What the task requires: The exercise asks you to copy every line below in which "LaTeX" appears.

______________________________

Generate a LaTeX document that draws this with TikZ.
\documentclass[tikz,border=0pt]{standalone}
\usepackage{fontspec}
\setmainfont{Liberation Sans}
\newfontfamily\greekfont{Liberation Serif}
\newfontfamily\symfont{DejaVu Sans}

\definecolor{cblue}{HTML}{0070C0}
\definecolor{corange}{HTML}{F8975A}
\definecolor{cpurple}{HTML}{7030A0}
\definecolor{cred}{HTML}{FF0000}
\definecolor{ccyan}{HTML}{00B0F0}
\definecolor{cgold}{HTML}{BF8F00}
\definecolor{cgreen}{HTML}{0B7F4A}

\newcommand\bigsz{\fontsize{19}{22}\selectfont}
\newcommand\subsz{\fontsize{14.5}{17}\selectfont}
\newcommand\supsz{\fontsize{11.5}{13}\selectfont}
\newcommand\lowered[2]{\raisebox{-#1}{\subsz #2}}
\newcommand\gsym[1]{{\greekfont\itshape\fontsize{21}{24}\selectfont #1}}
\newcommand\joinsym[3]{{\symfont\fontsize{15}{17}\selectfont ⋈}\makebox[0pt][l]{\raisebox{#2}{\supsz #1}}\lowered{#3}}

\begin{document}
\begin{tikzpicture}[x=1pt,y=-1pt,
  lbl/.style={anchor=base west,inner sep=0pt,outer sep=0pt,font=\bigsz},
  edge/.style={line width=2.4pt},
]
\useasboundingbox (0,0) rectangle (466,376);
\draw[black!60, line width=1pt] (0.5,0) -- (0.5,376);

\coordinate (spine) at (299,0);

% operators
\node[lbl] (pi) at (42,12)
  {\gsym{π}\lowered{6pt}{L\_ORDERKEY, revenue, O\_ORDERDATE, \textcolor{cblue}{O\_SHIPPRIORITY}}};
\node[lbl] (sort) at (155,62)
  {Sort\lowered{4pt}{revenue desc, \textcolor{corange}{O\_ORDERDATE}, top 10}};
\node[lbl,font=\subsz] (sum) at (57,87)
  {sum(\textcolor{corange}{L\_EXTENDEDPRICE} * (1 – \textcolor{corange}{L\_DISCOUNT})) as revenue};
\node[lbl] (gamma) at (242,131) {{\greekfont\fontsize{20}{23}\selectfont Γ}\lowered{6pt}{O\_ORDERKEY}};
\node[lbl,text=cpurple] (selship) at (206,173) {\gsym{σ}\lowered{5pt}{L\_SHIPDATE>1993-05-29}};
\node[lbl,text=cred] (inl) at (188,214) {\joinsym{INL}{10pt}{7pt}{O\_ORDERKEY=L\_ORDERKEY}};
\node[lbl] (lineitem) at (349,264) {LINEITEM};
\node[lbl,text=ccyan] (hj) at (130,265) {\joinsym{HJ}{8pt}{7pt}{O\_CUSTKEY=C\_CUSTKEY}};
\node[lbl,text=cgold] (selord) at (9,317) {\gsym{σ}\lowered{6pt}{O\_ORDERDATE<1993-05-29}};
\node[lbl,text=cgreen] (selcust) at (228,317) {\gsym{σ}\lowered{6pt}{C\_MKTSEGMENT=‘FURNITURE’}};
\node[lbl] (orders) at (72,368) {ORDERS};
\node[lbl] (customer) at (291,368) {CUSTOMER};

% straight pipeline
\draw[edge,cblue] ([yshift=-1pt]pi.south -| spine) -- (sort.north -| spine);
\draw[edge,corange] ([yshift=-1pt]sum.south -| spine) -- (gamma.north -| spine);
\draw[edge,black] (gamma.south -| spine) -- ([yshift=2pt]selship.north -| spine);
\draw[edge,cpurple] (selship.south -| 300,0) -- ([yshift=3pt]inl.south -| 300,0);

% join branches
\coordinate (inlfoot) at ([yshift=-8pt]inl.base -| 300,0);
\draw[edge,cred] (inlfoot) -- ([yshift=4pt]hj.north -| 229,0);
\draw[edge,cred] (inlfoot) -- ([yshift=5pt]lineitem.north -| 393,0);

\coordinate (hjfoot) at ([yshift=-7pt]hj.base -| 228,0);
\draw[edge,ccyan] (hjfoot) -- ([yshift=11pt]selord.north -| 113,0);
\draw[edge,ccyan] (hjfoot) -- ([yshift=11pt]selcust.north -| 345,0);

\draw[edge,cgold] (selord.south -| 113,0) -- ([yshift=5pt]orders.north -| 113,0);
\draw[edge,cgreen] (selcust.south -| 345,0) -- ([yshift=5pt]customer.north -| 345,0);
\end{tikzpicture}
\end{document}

______________________________

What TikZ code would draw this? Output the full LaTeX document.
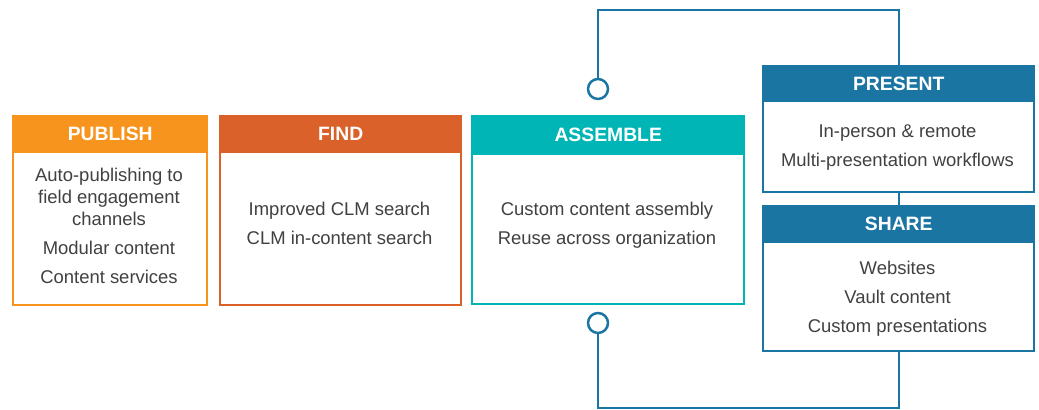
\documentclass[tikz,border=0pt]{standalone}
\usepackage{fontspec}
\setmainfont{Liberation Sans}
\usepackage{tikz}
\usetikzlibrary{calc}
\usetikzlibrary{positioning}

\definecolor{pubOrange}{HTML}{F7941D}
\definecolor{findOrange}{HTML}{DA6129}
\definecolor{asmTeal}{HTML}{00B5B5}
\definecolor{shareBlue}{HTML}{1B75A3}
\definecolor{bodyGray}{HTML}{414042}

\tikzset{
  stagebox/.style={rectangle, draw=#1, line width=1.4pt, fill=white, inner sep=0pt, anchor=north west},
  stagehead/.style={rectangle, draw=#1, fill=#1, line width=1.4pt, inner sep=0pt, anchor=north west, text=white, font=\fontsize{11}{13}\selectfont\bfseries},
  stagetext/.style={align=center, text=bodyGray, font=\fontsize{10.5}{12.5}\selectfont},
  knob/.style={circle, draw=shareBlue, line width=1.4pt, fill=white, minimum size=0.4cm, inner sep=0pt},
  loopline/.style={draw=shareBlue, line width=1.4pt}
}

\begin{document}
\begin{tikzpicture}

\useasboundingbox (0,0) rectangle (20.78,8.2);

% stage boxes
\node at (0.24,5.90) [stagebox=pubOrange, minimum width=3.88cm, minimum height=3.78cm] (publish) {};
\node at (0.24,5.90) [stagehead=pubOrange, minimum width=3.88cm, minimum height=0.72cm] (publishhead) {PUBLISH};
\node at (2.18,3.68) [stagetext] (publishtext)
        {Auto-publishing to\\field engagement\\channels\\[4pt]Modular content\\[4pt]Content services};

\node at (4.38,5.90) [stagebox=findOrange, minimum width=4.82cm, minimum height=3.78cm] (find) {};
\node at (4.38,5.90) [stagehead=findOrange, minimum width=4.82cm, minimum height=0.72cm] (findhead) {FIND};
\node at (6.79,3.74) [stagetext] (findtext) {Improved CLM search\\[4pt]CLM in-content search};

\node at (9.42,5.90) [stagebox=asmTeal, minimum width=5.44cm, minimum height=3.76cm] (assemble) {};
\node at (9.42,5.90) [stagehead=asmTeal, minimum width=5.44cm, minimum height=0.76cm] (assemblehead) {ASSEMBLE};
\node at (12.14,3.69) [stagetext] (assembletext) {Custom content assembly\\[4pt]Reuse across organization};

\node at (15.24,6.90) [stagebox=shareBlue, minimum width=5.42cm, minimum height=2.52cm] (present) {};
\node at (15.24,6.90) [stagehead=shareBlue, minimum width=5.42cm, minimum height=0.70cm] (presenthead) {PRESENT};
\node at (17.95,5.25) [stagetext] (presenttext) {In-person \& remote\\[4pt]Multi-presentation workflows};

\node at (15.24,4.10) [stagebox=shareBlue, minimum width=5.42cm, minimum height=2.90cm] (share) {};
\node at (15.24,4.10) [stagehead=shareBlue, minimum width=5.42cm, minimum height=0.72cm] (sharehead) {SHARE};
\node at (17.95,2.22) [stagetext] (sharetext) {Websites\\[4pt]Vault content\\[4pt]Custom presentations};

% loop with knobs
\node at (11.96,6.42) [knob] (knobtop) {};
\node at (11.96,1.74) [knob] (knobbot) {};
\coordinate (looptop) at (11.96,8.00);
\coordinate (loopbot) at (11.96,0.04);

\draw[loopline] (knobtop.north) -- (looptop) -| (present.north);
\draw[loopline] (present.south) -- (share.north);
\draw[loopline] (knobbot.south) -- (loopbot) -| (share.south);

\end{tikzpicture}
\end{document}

______________________________

Task result:
Generate a LaTeX document that draws this with TikZ.
What TikZ code would draw this? Output the full LaTeX document.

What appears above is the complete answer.